SET PROBLEM: Return every line of the records below verbatim, with no pictures in the copy.

RAW RECORDS:
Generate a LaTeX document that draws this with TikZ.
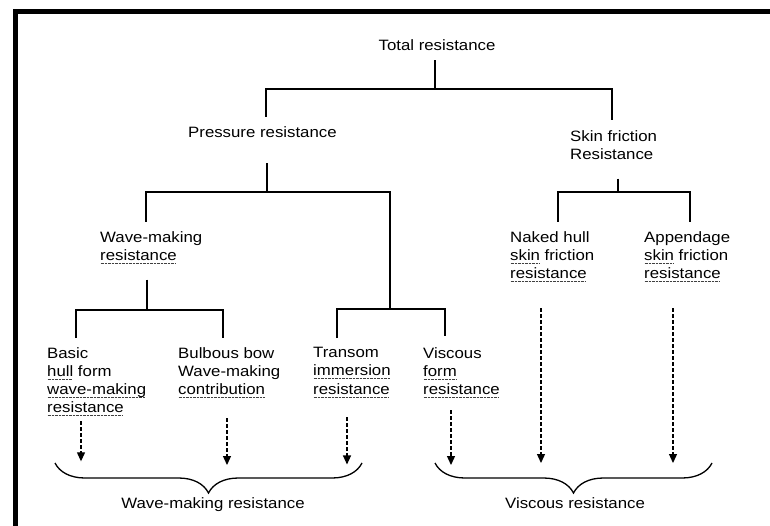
\documentclass[tikz,border=0pt]{standalone}
\usepackage{fontspec}
\setmainfont{Liberation Sans}[FakeStretch=1.12]
\usetikzlibrary{calc,arrows.meta,decorations.pathreplacing}
\newcommand\dul[1]{\leavevmode\setbox0=\hbox{#1}\rlap{\raisebox{-3pt}[0pt][0pt]{\color{black!75}\hbox to \wd0{\leaders\hbox to 1.4pt{\hss\rule{0.8pt}{0.6pt}\hss}\hfill}}}\box0\relax}
\begin{document}
\begin{tikzpicture}[x=1pt,y=-1pt,
  lbl/.style={inner sep=0pt, font=\fontsize{15}{18.3}\selectfont},
  blk/.style={lbl, align=left, anchor=north west},
  tree/.style={line width=1.2pt},
  darr/.style={line width=1.2pt, dash pattern=on 3.5pt off 2.5pt, -{Triangle[width=8pt,length=9pt]}},
  brc/.style={decorate, decoration={brace, amplitude=30pt, aspect=0.5}, line width=1.3pt}]
\useasboundingbox (0,0) rectangle (770,526);
\fill[white] (0,0) rectangle (770,526);
% frame
\draw[line width=4.5pt, line join=miter] (15.3,526) -- (15.3,11.5) -- (770,11.5);

% nodes
\node[lbl, anchor=base] (total) at (437,51) {Total resistance};
\node[lbl, anchor=base west] (press) at (188,138) {Pressure resistance};
\node[blk] (skin) at (570,130) {Skin friction\\Resistance};
\node[blk] (wm) at (100,231) {Wave-making\\\dul{resistance}};
\node[blk] (naked) at (510,231) {Naked hull\\\dul{skin} friction\\\dul{resistance}};
\node[blk] (app) at (644,231) {Appendage\\\dul{skin} friction\\\dul{resistance}};
\node[blk] (basic) at (47,347) {Basic\\\dul{hull} form\\\dul{wave-making}\\\dul{resistance}};
\node[blk] (bulb) at (178,347) {Bulbous bow\\Wave-making\\\dul{contribution}};
\node[blk] (transom) at (313,347) {Transom\\\dul{immersion}\\\dul{resistance}};
\node[blk] (visc) at (423,347) {Viscous\\\dul{form}\\\dul{resistance}};
\node[lbl, anchor=base] (wmr) at (213,508) {Wave-making resistance};
\node[lbl, anchor=base] (vr) at (575,508) {Viscous resistance};

% junctions
\coordinate (j1) at (435,89);
\coordinate (j2) at (267,192);
\coordinate (j3) at (390,309);
\coordinate (j4) at (147,310);
\coordinate (j5) at (618,192);

% tree
\draw[tree] ($(total.south)+(-2,9)$) -- (j1);
\draw[tree] ($(press.north west)+(78,-10)$) |- (j1) -| ($(skin.north west)+(42,-10)$);
\draw[tree] ($(press.south west)+(79,25)$) -- (j2);
\draw[tree] ($(wm.north west)+(46,-9)$) |- (j2) -| (j3);
\draw[tree] ($(transom.north west)+(24,-9)$) |- (j3) -| ($(visc.north west)+(22,-11)$);
\draw[tree] ($(wm.south west)+(47,19)$) -- (j4);
\draw[tree] ($(basic.north west)+(29,-9)$) |- (j4) -| ($(bulb.north west)+(45,-9)$);
\draw[tree] ($(skin.south west)+(48,19)$) -- (j5);
\draw[tree] ($(naked.north west)+(48,-9)$) |- (j5) -| ($(app.north west)+(46,-9)$);

% dashed arrows
\draw[darr] ($(basic.south west)+(34,8)$) -- ++(0,40);
\draw[darr] ($(bulb.south west)+(49,23)$) -- ++(0,47);
\draw[darr] ($(transom.south west)+(34,23)$) -- ++(0,47);
\draw[darr] ($(visc.south west)+(28,15)$) -- ++(0,55);
\draw[darr] ($(naked.south west)+(31,29)$) -- ++(0,155);
\draw[darr] ($(app.south west)+(29,29)$) -- ++(0,155);

% braces
\draw[brc] (362,463) -- (55,463);
\draw[brc] (712,463) -- (435,463);
\end{tikzpicture}
\end{document}
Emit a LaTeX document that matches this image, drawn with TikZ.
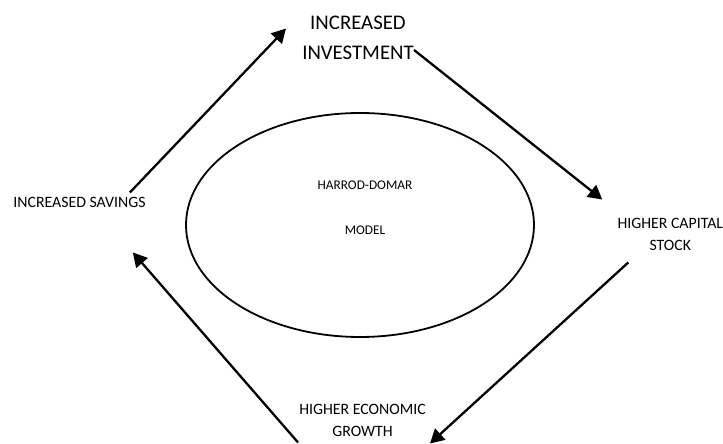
\documentclass[tikz,border=0pt]{standalone}
\usepackage{fontspec}
\setmainfont{Carlito}
\usetikzlibrary{arrows.meta, positioning, calc, shapes.geometric}

\begin{document}
\begin{tikzpicture}[x=1pt, y=-1pt, >={Triangle[length=14pt,width=15pt]}, semithick]
	\tikzstyle{txt}=[inner sep=0pt, align=center, font=\fontsize{15.8}{22}\selectfont]
	\tikzstyle{flow}=[->, line width=2.3pt]
	\useasboundingbox (0,0) rectangle (723,444);

	\node[txt, font=\fontsize{20.8}{30}\selectfont] (invest) at (358,38) {INCREASED\\INVESTMENT};
	\node[txt] (savings) at (79.5,202) {INCREASED SAVINGS};
	\node[txt] (capital) at (670.3,234) {HIGHER CAPITAL\\STOCK};
	\node[txt] (growth) at (362.5,420) {HIGHER ECONOMIC\\GROWTH};

	\node[draw, ellipse, line width=1.8pt, minimum width=348pt, minimum height=224pt, inner sep=0pt] (model) at (360,225) {};
	\node[txt, font=\fontsize{13.3}{45}\selectfont] (modeltext) at (365,207.5) {HARROD-DOMAR\\MODEL};

	\draw[flow] ($(savings.north east)+(-16,-4)$) -- ($(invest.north west)+(-16,12.7)$);
	\draw[flow] ($(invest.east)+(0,12)$) -- ($(capital.north west)+(-15,-18)$);
	\draw[flow] ($(capital.south west)+(11,12)$) -- ($(growth.south east)+(4,7)$);
	\draw[flow] ($(growth.south west)+(-1,6)$) -- ($(savings.south east)+(-13,45)$);
\end{tikzpicture}
\end{document}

EXERCISE ANSWER:
Generate a LaTeX document that draws this with TikZ.
\documentclass[tikz,border=0pt]{standalone}
\usepackage{fontspec}
\setmainfont{Liberation Sans}[FakeStretch=1.12]
\usetikzlibrary{calc,arrows.meta,decorations.pathreplacing}
\newcommand\dul[1]{\leavevmode\setbox0=\hbox{#1}\rlap{\raisebox{-3pt}[0pt][0pt]{\color{black!75}\hbox to \wd0{\leaders\hbox to 1.4pt{\hss\rule{0.8pt}{0.6pt}\hss}\hfill}}}\box0\relax}
\begin{document}
\begin{tikzpicture}[x=1pt,y=-1pt,
  lbl/.style={inner sep=0pt, font=\fontsize{15}{18.3}\selectfont},
  blk/.style={lbl, align=left, anchor=north west},
  tree/.style={line width=1.2pt},
  darr/.style={line width=1.2pt, dash pattern=on 3.5pt off 2.5pt, -{Triangle[width=8pt,length=9pt]}},
  brc/.style={decorate, decoration={brace, amplitude=30pt, aspect=0.5}, line width=1.3pt}]
\useasboundingbox (0,0) rectangle (770,526);
\fill[white] (0,0) rectangle (770,526);
% frame
\draw[line width=4.5pt, line join=miter] (15.3,526) -- (15.3,11.5) -- (770,11.5);

% nodes
\node[lbl, anchor=base] (total) at (437,51) {Total resistance};
\node[lbl, anchor=base west] (press) at (188,138) {Pressure resistance};
\node[blk] (skin) at (570,130) {Skin friction\\Resistance};
\node[blk] (wm) at (100,231) {Wave-making\\\dul{resistance}};
\node[blk] (naked) at (510,231) {Naked hull\\\dul{skin} friction\\\dul{resistance}};
\node[blk] (app) at (644,231) {Appendage\\\dul{skin} friction\\\dul{resistance}};
\node[blk] (basic) at (47,347) {Basic\\\dul{hull} form\\\dul{wave-making}\\\dul{resistance}};
\node[blk] (bulb) at (178,347) {Bulbous bow\\Wave-making\\\dul{contribution}};
\node[blk] (transom) at (313,347) {Transom\\\dul{immersion}\\\dul{resistance}};
\node[blk] (visc) at (423,347) {Viscous\\\dul{form}\\\dul{resistance}};
\node[lbl, anchor=base] (wmr) at (213,508) {Wave-making resistance};
\node[lbl, anchor=base] (vr) at (575,508) {Viscous resistance};

% junctions
\coordinate (j1) at (435,89);
\coordinate (j2) at (267,192);
\coordinate (j3) at (390,309);
\coordinate (j4) at (147,310);
\coordinate (j5) at (618,192);

% tree
\draw[tree] ($(total.south)+(-2,9)$) -- (j1);
\draw[tree] ($(press.north west)+(78,-10)$) |- (j1) -| ($(skin.north west)+(42,-10)$);
\draw[tree] ($(press.south west)+(79,25)$) -- (j2);
\draw[tree] ($(wm.north west)+(46,-9)$) |- (j2) -| (j3);
\draw[tree] ($(transom.north west)+(24,-9)$) |- (j3) -| ($(visc.north west)+(22,-11)$);
\draw[tree] ($(wm.south west)+(47,19)$) -- (j4);
\draw[tree] ($(basic.north west)+(29,-9)$) |- (j4) -| ($(bulb.north west)+(45,-9)$);
\draw[tree] ($(skin.south west)+(48,19)$) -- (j5);
\draw[tree] ($(naked.north west)+(48,-9)$) |- (j5) -| ($(app.north west)+(46,-9)$);

% dashed arrows
\draw[darr] ($(basic.south west)+(34,8)$) -- ++(0,40);
\draw[darr] ($(bulb.south west)+(49,23)$) -- ++(0,47);
\draw[darr] ($(transom.south west)+(34,23)$) -- ++(0,47);
\draw[darr] ($(visc.south west)+(28,15)$) -- ++(0,55);
\draw[darr] ($(naked.south west)+(31,29)$) -- ++(0,155);
\draw[darr] ($(app.south west)+(29,29)$) -- ++(0,155);

% braces
\draw[brc] (362,463) -- (55,463);
\draw[brc] (712,463) -- (435,463);
\end{tikzpicture}
\end{document}
Emit a LaTeX document that matches this image, drawn with TikZ.
\documentclass[tikz,border=0pt]{standalone}
\usepackage{fontspec}
\setmainfont{Carlito}
\usetikzlibrary{arrows.meta, positioning, calc, shapes.geometric}

\begin{document}
\begin{tikzpicture}[x=1pt, y=-1pt, >={Triangle[length=14pt,width=15pt]}, semithick]
	\tikzstyle{txt}=[inner sep=0pt, align=center, font=\fontsize{15.8}{22}\selectfont]
	\tikzstyle{flow}=[->, line width=2.3pt]
	\useasboundingbox (0,0) rectangle (723,444);

	\node[txt, font=\fontsize{20.8}{30}\selectfont] (invest) at (358,38) {INCREASED\\INVESTMENT};
	\node[txt] (savings) at (79.5,202) {INCREASED SAVINGS};
	\node[txt] (capital) at (670.3,234) {HIGHER CAPITAL\\STOCK};
	\node[txt] (growth) at (362.5,420) {HIGHER ECONOMIC\\GROWTH};

	\node[draw, ellipse, line width=1.8pt, minimum width=348pt, minimum height=224pt, inner sep=0pt] (model) at (360,225) {};
	\node[txt, font=\fontsize{13.3}{45}\selectfont] (modeltext) at (365,207.5) {HARROD-DOMAR\\MODEL};

	\draw[flow] ($(savings.north east)+(-16,-4)$) -- ($(invest.north west)+(-16,12.7)$);
	\draw[flow] ($(invest.east)+(0,12)$) -- ($(capital.north west)+(-15,-18)$);
	\draw[flow] ($(capital.south west)+(11,12)$) -- ($(growth.south east)+(4,7)$);
	\draw[flow] ($(growth.south west)+(-1,6)$) -- ($(savings.south east)+(-13,45)$);
\end{tikzpicture}
\end{document}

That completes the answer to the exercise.